Tom ficou um ano desempregado, fazendo bicos. No final do mês passado, foi contratado com carteira assinada por uma casa de frios. Ficou tenso na hora de se apresentar ao novo patrão, mas ele não levou sua condição em conta. Disse que não ia deixar de empregá-lo por conta disso. Está gostando do trabalho como atendente. Diverte-se com os colegas, para quem ainda não contou que é trans. "Não me incomodo de falar, mas algumas pessoas não reagem bem. Melhor deixar quieto".
Às vezes, zombam da sua voz nada grave, mas ele diz que não liga. "Prefiro que achem que sou um homem gay do que pensem que sou mulher". Desde pequeno, ele se sentia esquisito, imerso naquela tentativa vã de gostar de maquiagem, de roupa enfeitada, de namorar meninos. Andava de maneira tão fechada que ganhou o apelido de Robocop Gay.

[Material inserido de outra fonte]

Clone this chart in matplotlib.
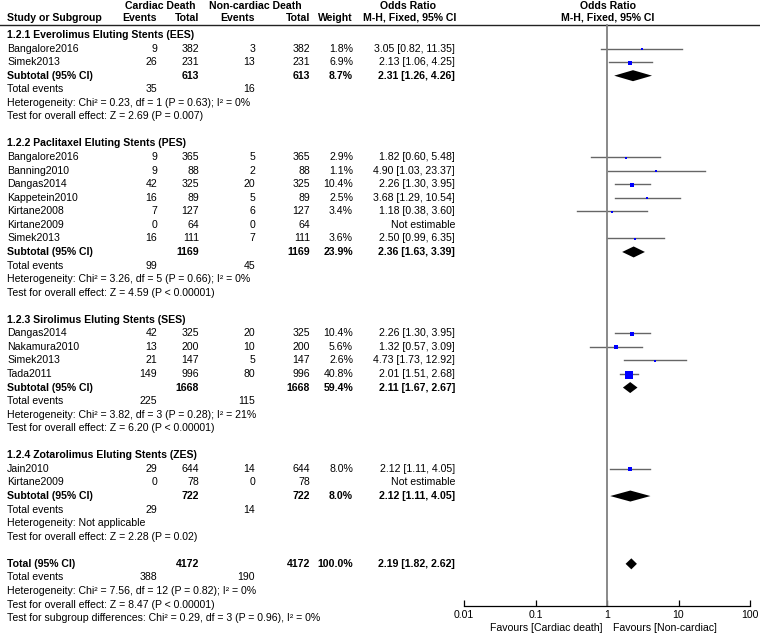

Passou a raspar o cabelo, usar blusas folgadas, reivindicar sua verdade. O pai parou de falar com ele. A mãe tenta entender e aceitar, mas ainda o chama de filha. A irmã mais velha desmaiou quando o viu de bigode. Mas pergunte para Tom se ele não está feliz, agora, mais do que nunca. Quer entrar na academia para ganhar músculos, quer cada vez mais ver desaparecer todo e qualquer traço feminino que ainda carregue, quer viver a maravilhosa sensação de andar pela rua e passar despercebido.
>> Mini dicionário Trans
_transgênero
Pessoa que cruza as fronteiras entre os gêneros. Pode ser um transexual ou uma travesti, por exemplo (traveco é considerado um termo ofensivo). O site transempregos.com.br reúne vagas para transgêneros
_transexual
Pessoa cuja identidade de gênero não corresponde ao sexo biológico. Pode optar ou não pela cirurgia de redesignação sexual (conhecida popularmente como mudança de sexo).
_nome social
Nome pelo qual os transexuais e travestis se reconhecem e preferem ser chamados, enquanto ainda não alteraram seus documentos civis, como a carteira de identidade.